Work to be completed.
Produce a word-for-word copy of the listing below without its pictures.

* * * *

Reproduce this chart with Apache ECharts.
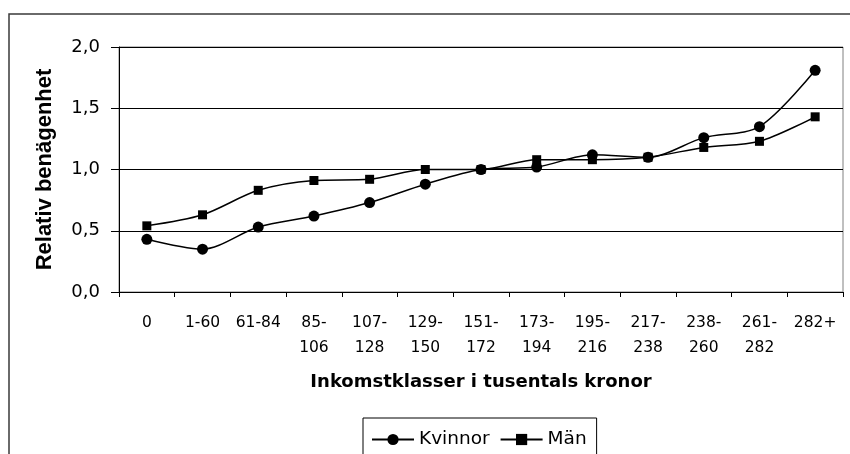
<!DOCTYPE html>
<html>
<head>
<meta charset="utf-8">
<script src="https://cdn.jsdelivr.net/npm/echarts@6/dist/echarts.min.js"></script>
<style>
html,body{margin:0;padding:0;background:#fff;}
#c{width:850px;height:454px;}
</style>
</head>
<body>
<div id="c"></div>
<script>
const categories = ['0','1-60','61-84','85-\n106','107-\n128','129-\n150','151-\n172','173-\n194','195-\n216','217-\n238','238-\n260','261-\n282','282+'];
const kvinnor = [0.43,0.35,0.53,0.62,0.73,0.88,1.00,1.02,1.12,1.10,1.26,1.35,1.81];
const man = [0.54,0.63,0.83,0.91,0.92,1.00,1.00,1.08,1.08,1.10,1.18,1.23,1.43];
const yTicks = [0,0.5,1,1.5,2];

const chart = echarts.init(document.getElementById('c'));
chart.setOption({
  backgroundColor:'#fff',
  animation:false,
  graphic:[{
    type:'rect', shape:{x:9,y:14,width:900,height:500},
    style:{fill:'none',stroke:'#3a3a3a',lineWidth:1.5}, z:-1
  },{
    type:'rect', shape:{x:119,y:47,width:724,height:245},
    style:{fill:'none',stroke:'#808080',lineWidth:1}, z:0
  }],
  grid:{left:119,right:7,top:47,bottom:162,containLabel:false},
  legend:{
    left:363, top:418,
    data:['Kvinnor','Män'],
    borderColor:'#000', borderWidth:1,
    padding:[12,10,12,8],
    itemWidth:42, itemHeight:14, itemGap:10,
    textStyle:{fontFamily:'DejaVu Sans',fontSize:18.5,color:'#000'}
  },
  xAxis:{
    type:'category', data:categories, boundaryGap:true,
    axisLine:{lineStyle:{color:'#000',width:1}},
    axisTick:{show:true,length:5,lineStyle:{color:'#000'}},
    axisLabel:{interval:0,fontFamily:'DejaVu Sans',fontSize:15.5,color:'#000',lineHeight:25,margin:18},
    name:'Inkomstklasser i tusentals kronor',
    nameLocation:'middle', nameGap:81,
    nameTextStyle:{fontFamily:'DejaVu Sans',fontWeight:'bold',fontSize:18,color:'#000'}
  },
  yAxis:{
    type:'value', min:0, max:2, interval:0.5,
    axisLine:{show:true,lineStyle:{color:'#000',width:1}},
    axisTick:{show:true,length:8,lineStyle:{color:'#000'}},
    splitLine:{show:true,lineStyle:{color:'#000',width:1}},
    axisLabel:{fontFamily:'DejaVu Sans',fontSize:18,color:'#000',margin:19,
      formatter:function(v){return v.toFixed(1).replace('.',',');}},
    name:'Relativ benägenhet',
    nameLocation:'middle', nameGap:63, nameRotate:90,
    nameTextStyle:{fontFamily:'Liberation Sans',fontWeight:'bold',fontSize:22,color:'#000'}
  },
  series:[{
    name:'Kvinnor', type:'line', data:kvinnor, smooth:0.3,
    symbol:'circle', symbolSize:11,
    lineStyle:{color:'#000',width:1.5},
    itemStyle:{color:'#000'}
  },{
    name:'Män', type:'line', data:man, smooth:0.3,
    symbol:'rect', symbolSize:9,
    lineStyle:{color:'#000',width:1.5},
    itemStyle:{color:'#000'}
  }]
});
</script>
</body>
</html>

* * * *

Answer for the task.
Reproduce this chart with Apache ECharts.
<!DOCTYPE html>
<html>
<head>
<meta charset="utf-8">
<script src="https://cdn.jsdelivr.net/npm/echarts@6/dist/echarts.min.js"></script>
<style>
html,body{margin:0;padding:0;background:#fff;}
#c{width:850px;height:454px;}
</style>
</head>
<body>
<div id="c"></div>
<script>
const categories = ['0','1-60','61-84','85-\n106','107-\n128','129-\n150','151-\n172','173-\n194','195-\n216','217-\n238','238-\n260','261-\n282','282+'];
const kvinnor = [0.43,0.35,0.53,0.62,0.73,0.88,1.00,1.02,1.12,1.10,1.26,1.35,1.81];
const man = [0.54,0.63,0.83,0.91,0.92,1.00,1.00,1.08,1.08,1.10,1.18,1.23,1.43];
const yTicks = [0,0.5,1,1.5,2];

const chart = echarts.init(document.getElementById('c'));
chart.setOption({
  backgroundColor:'#fff',
  animation:false,
  graphic:[{
    type:'rect', shape:{x:9,y:14,width:900,height:500},
    style:{fill:'none',stroke:'#3a3a3a',lineWidth:1.5}, z:-1
  },{
    type:'rect', shape:{x:119,y:47,width:724,height:245},
    style:{fill:'none',stroke:'#808080',lineWidth:1}, z:0
  }],
  grid:{left:119,right:7,top:47,bottom:162,containLabel:false},
  legend:{
    left:363, top:418,
    data:['Kvinnor','Män'],
    borderColor:'#000', borderWidth:1,
    padding:[12,10,12,8],
    itemWidth:42, itemHeight:14, itemGap:10,
    textStyle:{fontFamily:'DejaVu Sans',fontSize:18.5,color:'#000'}
  },
  xAxis:{
    type:'category', data:categories, boundaryGap:true,
    axisLine:{lineStyle:{color:'#000',width:1}},
    axisTick:{show:true,length:5,lineStyle:{color:'#000'}},
    axisLabel:{interval:0,fontFamily:'DejaVu Sans',fontSize:15.5,color:'#000',lineHeight:25,margin:18},
    name:'Inkomstklasser i tusentals kronor',
    nameLocation:'middle', nameGap:81,
    nameTextStyle:{fontFamily:'DejaVu Sans',fontWeight:'bold',fontSize:18,color:'#000'}
  },
  yAxis:{
    type:'value', min:0, max:2, interval:0.5,
    axisLine:{show:true,lineStyle:{color:'#000',width:1}},
    axisTick:{show:true,length:8,lineStyle:{color:'#000'}},
    splitLine:{show:true,lineStyle:{color:'#000',width:1}},
    axisLabel:{fontFamily:'DejaVu Sans',fontSize:18,color:'#000',margin:19,
      formatter:function(v){return v.toFixed(1).replace('.',',');}},
    name:'Relativ benägenhet',
    nameLocation:'middle', nameGap:63, nameRotate:90,
    nameTextStyle:{fontFamily:'Liberation Sans',fontWeight:'bold',fontSize:22,color:'#000'}
  },
  series:[{
    name:'Kvinnor', type:'line', data:kvinnor, smooth:0.3,
    symbol:'circle', symbolSize:11,
    lineStyle:{color:'#000',width:1.5},
    itemStyle:{color:'#000'}
  },{
    name:'Män', type:'line', data:man, smooth:0.3,
    symbol:'rect', symbolSize:9,
    lineStyle:{color:'#000',width:1.5},
    itemStyle:{color:'#000'}
  }]
});
</script>
</body>
</html>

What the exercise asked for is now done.